Your Best Guess is about the plans we make for the things that don’t happen. The birthday cake for someone who never turns up. The champions shirts for the team that lost. The wedding clothes that stay in the box. It’s stories and songs about all these and more. Because we all do it, from lovers to governments, from musicians to town planners to the kid who’d rather be anywhere but here. It’s what life is really. Making the best plans you can. Making the best guess at what is going to happen and making the objects that will help you through it.
This is a show about what happens to those objects when the future we expected doesn’t happen. It’s intimate, funny, sad and real.
Spend an evening with two old friends, talking about family, interspersed with stories of dead rock stars, abandoned projects, space missions, and maybe a song.
Starring Manchester writer and performer Chris Thorpe, who has worked with Unlimited Theatre, RashDash, Belarus Free Theatre, the Royal Exchange, Royal Court and LIFT festival, in collaboration with Portuguese theatre company mala voadora.

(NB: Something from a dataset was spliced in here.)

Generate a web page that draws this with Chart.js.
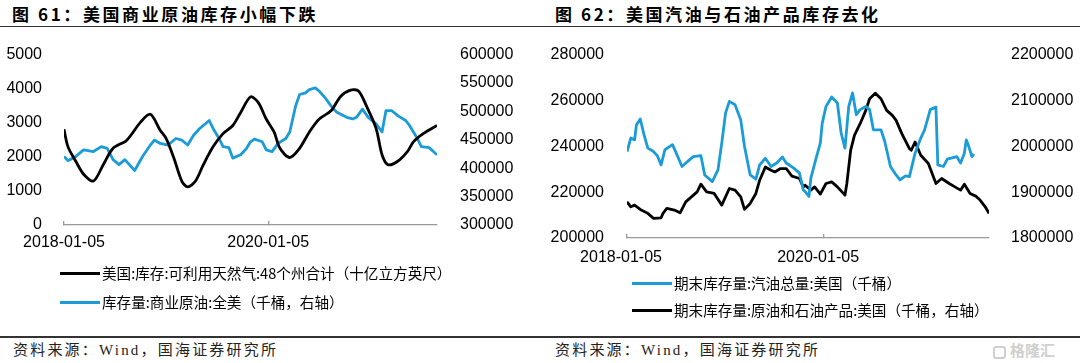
<!DOCTYPE html>
<html>
<head>
<meta charset="utf-8">
<script src="https://cdn.jsdelivr.net/npm/chart.js@4.4.1/dist/chart.umd.min.js"></script>
<style>
body { margin: 0; background: #fff; }
#page { position: relative; width: 1080px; height: 363px; overflow: hidden; font-family: "Noto Sans CJK SC", sans-serif; color: #000; }
.title { position: absolute; top: 3px; font-size: 17px; font-weight: 700; letter-spacing: 2.6px; line-height: 22px; white-space: nowrap; }
.rule { position: absolute; left: 0; width: 1080px; height: 1.5px; background: #333; }
.box { position: absolute; }
.leg { position: absolute; display: flex; align-items: center; font-size: 14.6px; line-height: 18px; white-space: nowrap; }
.leg i { display: inline-block; width: 40px; height: 3px; margin-right: 2px; }
.src { position: absolute; top: 340px; font-family: "Liberation Serif", "Noto Sans CJK SC", serif; font-size: 15px; letter-spacing: 2.2px; line-height: 20px; white-space: nowrap; color: #222; }
.mark { position: absolute; left: 993px; top: 340px; font-size: 15px; font-weight: 700; color: #cfcfcf; line-height: 20px; }
.mark b { display: inline-block; width: 13px; height: 13px; border: 2px solid #cfcfcf; border-radius: 3px; margin-right: 4px; vertical-align: -3px; box-sizing: border-box; }
</style>
</head>
<body>
<div id="page">
  <div class="title" style="left:12px">图 61：美国商业原油库存小幅下跌</div>
  <div class="title" style="left:555px">图 62：美国汽油与石油产品库存去化</div>
  <div class="rule" style="top:25.5px"></div>

  <div class="box" style="left:0;top:30px"><canvas id="chartLeft" width="540" height="235"></canvas></div>
  <div class="box" style="left:540px;top:30px"><canvas id="chartRight" width="540" height="245"></canvas></div>

  <div class="leg" style="left:60px;top:264px"><i style="background:#000"></i>美国:库存:可利用天然气:48个州合计（十亿立方英尺）</div>
  <div class="leg" style="left:60px;top:293px"><i style="background:#1b9bd7"></i>库存量:商业原油:全美（千桶，右轴）</div>
  <div class="leg" style="left:632px;top:274px"><i style="background:#1b9bd7"></i>期末库存量:汽油总量:美国（千桶）</div>
  <div class="leg" style="left:632px;top:301px"><i style="background:#000"></i>期末库存量:原油和石油产品:美国（千桶，右轴）</div>

  <div class="rule" style="top:336px"></div>
  <div class="src" style="left:13px">资料来源：Wind，国海证券研究所</div>
  <div class="src" style="left:555px">资料来源：Wind，国海证券研究所</div>
  <div class="mark"><b></b>格隆汇</div>
</div>
<script>
// x values are weeks counted from 2018-01-05
const tickWeeks = [0, 104];
const tickLabels = ['2018-01-05', '2020-01-05'];

// 图61
const gasWeeks = [0, 2, 6, 10, 15, 20, 25, 32, 39, 44, 49, 52, 56, 60, 63, 67, 71, 76, 81, 86, 90, 95, 99, 103, 107, 110, 115, 120, 125, 130, 136, 141, 146, 150, 154, 159, 162, 165, 170, 175, 178, 183, 190];
const gasValues = [2810, 2300, 1870, 1490, 1290, 1770, 2250, 2490, 3020, 3250, 2780, 2540, 1960, 1290, 1120, 1290, 1770, 2300, 2680, 2920, 3300, 3760, 3590, 3110, 2730, 2250, 1980, 2250, 2730, 3110, 3350, 3780, 3960, 3930, 3500, 2830, 2060, 1770, 1870, 2160, 2440, 2680, 2920];

const crudeWeeks = [0, 2, 6, 10, 15, 19, 22, 25, 28, 31, 36, 40, 44, 46, 49, 53, 57, 60, 63, 66, 69, 74, 76, 79, 81, 84, 86, 90, 93, 95, 97, 101, 103, 106, 109, 113, 115, 118, 120, 123, 125, 128, 130, 133, 136, 139, 144, 147, 149, 152, 155, 159, 162, 164, 167, 170, 174, 176, 180, 182, 186, 190];
const crudeValues = [420700, 413300, 420700, 432200, 429300, 437900, 435000, 415000, 406400, 415000, 396000, 420700, 440800, 449500, 443600, 440800, 452300, 449500, 440800, 458100, 469500, 484000, 469500, 452300, 437900, 436200, 417700, 423600, 435000, 446500, 451200, 446500, 432200, 429300, 443600, 452300, 463800, 509800, 529800, 532700, 538400, 541400, 535700, 524100, 509800, 498300, 489600, 486700, 489600, 503900, 489600, 478100, 463800, 501200, 501200, 492600, 484000, 475300, 452300, 437900, 436200, 423600];

// 图62
const gasolineWeeks = [0, 2, 4, 5, 7, 9, 11, 14, 16, 18, 20, 24, 26, 29, 32, 35, 39, 41, 45, 48, 50, 52, 54, 57, 60, 62, 65, 68, 70, 73, 76, 79, 82, 84, 88, 91, 93, 94, 96, 97, 100, 102, 103, 105, 108, 111, 113, 115, 117, 119, 121, 123, 126, 128, 130, 134, 136, 139, 142, 144, 147, 149, 152, 155, 157, 160, 163, 164, 167, 169, 174, 176, 178, 179, 180, 182, 183];
const gasolineValues = [237700, 243600, 242800, 249400, 251900, 245000, 239200, 237700, 235900, 231900, 238500, 240700, 237000, 231200, 233400, 235500, 235900, 227500, 224600, 229700, 241400, 254500, 259600, 258100, 251600, 239900, 227500, 225700, 231900, 234800, 231200, 232700, 235300, 232700, 230500, 228300, 221000, 220200, 218100, 226100, 235500, 241400, 250000, 257400, 261500, 258900, 245800, 239200, 257400, 263300, 253800, 256000, 257400, 256000, 247200, 247200, 242100, 231200, 227500, 225400, 227100, 226800, 237000, 243600, 247200, 256000, 257100, 231900, 231200, 234400, 235500, 232700, 237000, 242800, 240700, 235500, 236700];

const totalWeeks = [0, 2, 4, 7, 11, 14, 18, 19, 21, 25, 28, 31, 34, 37, 39, 42, 46, 50, 54, 57, 60, 62, 65, 68, 70, 73, 76, 78, 81, 84, 87, 91, 93, 94, 97, 99, 102, 105, 108, 111, 115, 116, 118, 120, 123, 126, 128, 131, 134, 137, 140, 142, 145, 149, 150, 152, 155, 159, 162, 163, 166, 170, 173, 176, 178, 181, 184, 186, 189, 191];
const totalValues = [1878900, 1868000, 1871700, 1862400, 1853700, 1842800, 1844100, 1853700, 1864600, 1860900, 1855000, 1878900, 1889800, 1900700, 1917400, 1900700, 1897200, 1871700, 1908000, 1904400, 1889800, 1862400, 1875400, 1897200, 1926100, 1955000, 1947800, 1944100, 1951500, 1951500, 1934800, 1929800, 1911500, 1915200, 1904400, 1911500, 1895700, 1918900, 1922400, 1911500, 1893500, 1918900, 1991300, 2023900, 2049300, 2078300, 2103700, 2115900, 2103700, 2078300, 2067400, 2056500, 2027600, 1995000, 1991300, 2009400, 1980400, 1962400, 1929800, 1918900, 1929800, 1918900, 1911500, 1904400, 1917400, 1897200, 1891300, 1884100, 1868000, 1853700];

const BLUE = '#1b9bd7';
const tickFont = { family: 'Liberation Sans, Arial, sans-serif', size: 16 };

const pts = (xs, ys) => xs.map((x, i) => ({ x: x, y: ys[i] }));

function line(data, color, axis, tension) {
    return {
        data: data, yAxisID: axis, borderColor: color, borderWidth: 2.8,
        pointRadius: 0, tension: tension, fill: false, borderJoinStyle: 'round'
    };
}

function xAxis(max, height, pad, offset) {
    return {
        type: 'linear', min: 0, max: max,
        afterBuildTicks: s => { s.ticks = tickWeeks.map(v => ({ value: v })); },
        afterFit: s => { s.height = height; },
        grid: { display: true, drawOnChartArea: false, drawTicks: true, tickLength: -4, color: '#999', lineWidth: 1.3 },
        border: { display: true, color: '#999', width: 1.3 },
        ticks: {
            autoSkip: false, maxRotation: 0, padding: pad, labelOffset: offset, color: '#000', font: tickFont,
            callback: v => tickLabels[tickWeeks.indexOf(v)] ?? ''
        }
    };
}

function yAxis(pos, min, max, step, width, pad) {
    return {
        position: pos, min: min, max: max,
        afterFit: s => { s.width = width; },
        grid: { display: false }, border: { display: false },
        ticks: { stepSize: step, padding: pad, color: '#000', font: tickFont, callback: v => String(v) }
    };
}

new Chart(document.getElementById('chartLeft'), {
    type: 'line',
    data: {
        datasets: [
            line(pts(gasWeeks, gasValues), '#000', 'y', 0.3),
            line(pts(crudeWeeks, crudeValues), BLUE, 'y1', 0)
        ]
    },
    options: {
        responsive: false, animation: false,
        layout: { padding: { top: 21, left: 0, right: 0, bottom: 0 } },
        plugins: { legend: { display: false }, tooltip: { enabled: false } },
        scales: {
            x: xAxis(190, 40, 12.4, 0),
            y: yAxis('left', 0, 5000, 1000, 64, 14),
            y1: yAxis('right', 300000, 600000, 50000, 103, 15)
        }
    }
});

new Chart(document.getElementById('chartRight'), {
    type: 'line',
    data: {
        datasets: [
            line(pts(gasolineWeeks, gasolineValues), BLUE, 'y', 0),
            line(pts(totalWeeks, totalValues), '#000', 'y1', 0)
        ]
    },
    options: {
        responsive: false, animation: false,
        layout: { padding: { top: 24, left: 0, right: 0, bottom: 0 } },
        plugins: { legend: { display: false }, tooltip: { enabled: false } },
        scales: {
            x: xAxis(191, 37, 14.4, -6),
            y: yAxis('left', 200000, 280000, 20000, 87, 15),
            y1: yAxis('right', 1800000, 2200000, 100000, 91, 14)
        }
    }
});
</script>
</body>
</html>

“[Chris] Thorpe and [Jorge] Andrade’s performance style was intimate, almost casual, which suited the piece well and drew the audience in… Unexpectedly varied because it was dark-humoured, beautiful, surprising, sad, poetic, and sinister.” – Reviewer Number 9
“Your Best Guess will strike a chord deep in all of us as it perfectly encapsulates the human condition.” – Live Art Alive
“The story-telling is fluent and informal and feels strikingly real and personal… There are moments of lightness and humour but the predominant tone is quietly intense… Brilliant.” – Unrestricted Views
★★★★ “It sounds like a heavy topic and there were some chilling moments [but] there was an overall uplifting tone to the piece… There were moments when you could have heard a pin drop. It was simple but so effective – theatre in the purest form, no distractions, just a story that stays with you long after the show has ended.” – North West End
Simon Stephens on Chris Thorpe: “His work thrills me as much as the work of any playwright I read.”
A co-production of Porto City Hall Council for Culture, Culturgest and mala voadora, with support from Calouste Gulbenkian Foundation and funding from DGARTES.